Reshknanay or Rishknaniyah (رشكنانيه) is a municipality in Southern Lebanon, located in Tyre District, Governorate of South Lebanon.

==Etymology==
E. H. Palmer wrote that the name comes from a personal name.

==History==
In 1875, during the late Ottoman era, Victor Guérin noted it as a small village of Metualis.

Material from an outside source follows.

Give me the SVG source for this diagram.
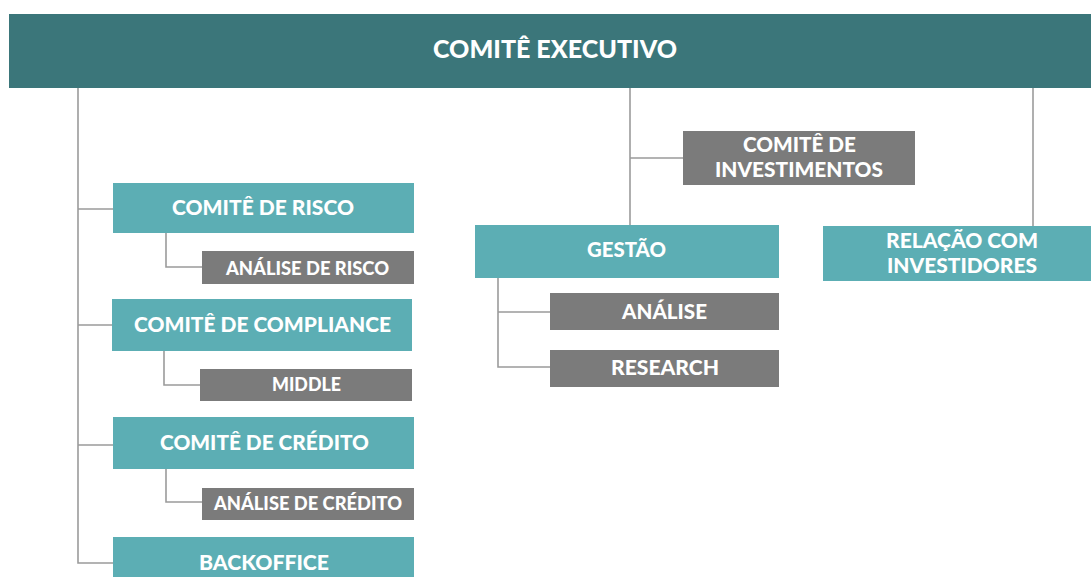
<svg xmlns="http://www.w3.org/2000/svg" width="1091" height="577" viewBox="0 0 1091 577">
<style>
.top{fill:#3b767a}
.teal{fill:#5caeb4}
.gray{fill:#7b7b7b}
text{font-family:Lato,"Open Sans","DejaVu Sans",sans-serif;font-weight:900;fill:#ffffff;text-anchor:middle}
.t1{font-size:25px}
.t2{font-size:21px}
.t3{font-size:19px}
.conn{stroke:#9b9b9b;stroke-width:1.6;fill:none}
</style>
<rect width="1091" height="577" fill="#ffffff"/>
<g id="connectors">
<path class="conn" d="M78,88 V563 H113 M78,209 H113 M78,325 H112 M78,445 H113"/>
<path class="conn" d="M166,233 V267 H202 M164,351 V385 H200 M166,469 V502 H202"/>
<path class="conn" d="M630,88 V225 M630,158 H683"/>
<path class="conn" d="M498,278 V367 H550 M498,312 H550"/>
<path class="conn" d="M1033,88 V226"/>
</g>
<g id="comite-executivo">
<rect class="top" x="9" y="14" width="1090" height="74"/>
<text class="t1" x="555" y="58" textLength="244" lengthAdjust="spacingAndGlyphs">COMITÊ EXECUTIVO</text>
</g>
<g id="comite-risco">
<rect class="teal" x="113" y="183" width="301" height="50"/>
<text class="t2" x="263" y="215" textLength="182" lengthAdjust="spacingAndGlyphs">COMITÊ DE RISCO</text>
</g>
<g id="analise-risco">
<rect class="gray" x="202" y="251" width="212" height="33"/>
<text class="t3" x="307.5" y="275" textLength="163" lengthAdjust="spacingAndGlyphs">ANÁLISE DE RISCO</text>
</g>
<g id="comite-compliance">
<rect class="teal" x="112" y="299" width="300" height="52"/>
<text class="t2" x="262.5" y="332" textLength="257" lengthAdjust="spacingAndGlyphs">COMITÊ DE COMPLIANCE</text>
</g>
<g id="middle">
<rect class="gray" x="200" y="369" width="212" height="32"/>
<text class="t3" x="306.5" y="391" textLength="69" lengthAdjust="spacingAndGlyphs">MIDDLE</text>
</g>
<g id="comite-credito">
<rect class="teal" x="113" y="417" width="301" height="52"/>
<text class="t2" x="264.5" y="450" textLength="209" lengthAdjust="spacingAndGlyphs">COMITÊ DE CRÉDITO</text>
</g>
<g id="analise-credito">
<rect class="gray" x="202" y="488" width="212" height="32"/>
<text class="t3" x="308" y="510" textLength="188" lengthAdjust="spacingAndGlyphs">ANÁLISE DE CRÉDITO</text>
</g>
<g id="backoffice">
<rect class="teal" x="113" y="537" width="301" height="45"/>
<text class="t2" x="264" y="570" textLength="130" lengthAdjust="spacingAndGlyphs">BACKOFFICE</text>
</g>
<g id="comite-investimentos">
<rect class="gray" x="683" y="131" width="232" height="54"/>
<text class="t2" x="799.5" y="152" textLength="113" lengthAdjust="spacingAndGlyphs">COMITÊ DE</text>
<text class="t2" x="799" y="177" textLength="168" lengthAdjust="spacingAndGlyphs">INVESTIMENTOS</text>
</g>
<g id="gestao">
<rect class="teal" x="475" y="225" width="304" height="53"/>
<text class="t2" x="626.5" y="257" textLength="79" lengthAdjust="spacingAndGlyphs">GESTÃO</text>
</g>
<g id="analise">
<rect class="gray" x="550" y="293" width="229" height="37"/>
<text class="t2" x="664.5" y="319" textLength="85" lengthAdjust="spacingAndGlyphs">ANÁLISE</text>
</g>
<g id="research">
<rect class="gray" x="550" y="350" width="229" height="37"/>
<text class="t2" x="665" y="375" textLength="108" lengthAdjust="spacingAndGlyphs">RESEARCH</text>
</g>
<g id="relacao-investidores">
<rect class="teal" x="823" y="226" width="280" height="55"/>
<text class="t2" x="962" y="248" textLength="152" lengthAdjust="spacingAndGlyphs">RELAÇÃO COM</text>
<text class="t2" x="962" y="273" textLength="150" lengthAdjust="spacingAndGlyphs">INVESTIDORES</text>
</g>
</svg>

In 1881, the PEF's Survey of Western Palestine (SWP) described it: "A small village built of stone, containing about 100 Metawileh, on side of valley, surrounded by figs, olives, and arable land. Water is obtained from cisterns and the spring of 'Ain el Tozeh." They further noted: "The rocks to the west of the village are cut into wine-presses, cisterns, etc.; probably an ancient place."

==Demographics==
In 2014 Muslims made up 99.64% of registered voters in Reshknanay. 96.07% of the voters were Shiite Muslims.